Setelah itu, Megawati menjamu makan malam di ruang utama Istana Batu Tulis.
Sejarah dan Hubungan Bilateral: Istana Batu Tulis sebagai Saksi Berharga
Sejarah Istana Batu Tulis bermula dari pembangunannya sebagai tempat peristirahatan Soekarno yang digunakan untuk menikmati Kota Bogor. Namun, setelah Orde Baru berkuasa, lokasi ini kemudian menjadi tempat pengasingan Soekarno.
Awalnya, pembangunan Istana Batu Tulis dimulai setelah kunjungan seorang ahli gunung berapi Belanda, Abraham Van Riebeeck, pada tahun 1702. Van Riebeeck dikirim oleh pemerintah kolonial Hindia Belanda untuk memeriksa kondisi Buitenzorg (Bogor) setelah letusan Gunung Salak pada tahun 1699.
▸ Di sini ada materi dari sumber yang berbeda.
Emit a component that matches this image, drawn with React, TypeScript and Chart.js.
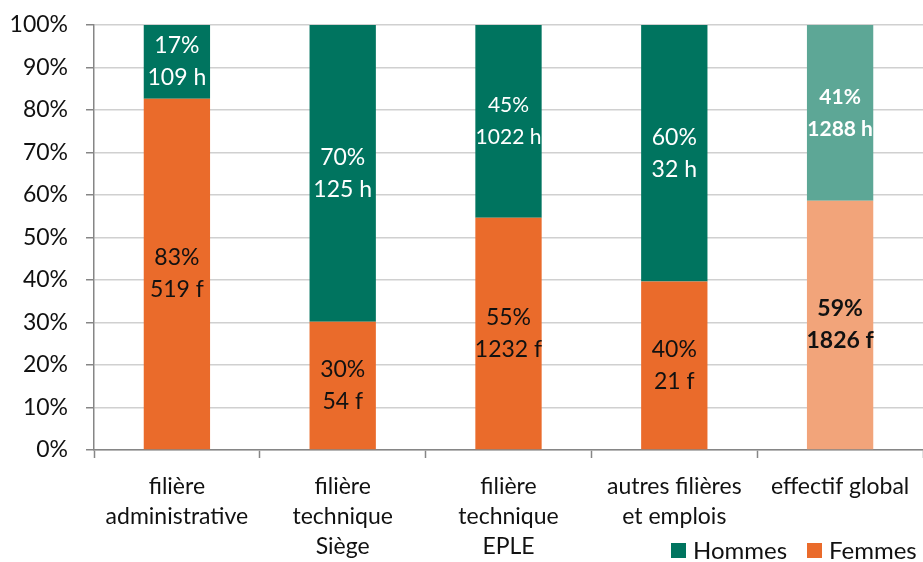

Dari hasil pemeriksaannya, Van Riebeeck menemukan bahwa letusan Gunung Salak menyebabkan aliran Sungai Ciliwung tersumbat, yang merupakan sumber air bagi warga Batavia (Jakarta). Dia membersihkan sumbatan tersebut dan diberi izin untuk membangun tempat peristirahatan guna memantau Gunung Salak.
Pada tahun 1960-an, Presiden Soekarno membeli tanah di sekitar kompleks tersebut dan membangun bangunan dengan bantuan arsitek R.M. Soedarsono. Istana Batu Tulis kemudian digunakan sebagai tempat pengasingan oleh Presiden Soekarno setelah Orde Baru berkuasa.
Pertemuan Hangat Ibu Negara Korea Selatan dan Megawati di Istana Batu Tulis
Pertemuan ini tidak hanya mencerminkan hubungan diplomatik yang kuat antara Korea Selatan dan Indonesia, tetapi juga menunjukkan pentingnya Istana Batu Tulis sebagai saksi sejarah dalam memfasilitasi pertemuan tokoh-tokoh berpengaruh.
Sebuah momen bersejarah yang akan dikenang oleh kedua negara dan menyumbang pada hubungan bilateral yang semakin erat.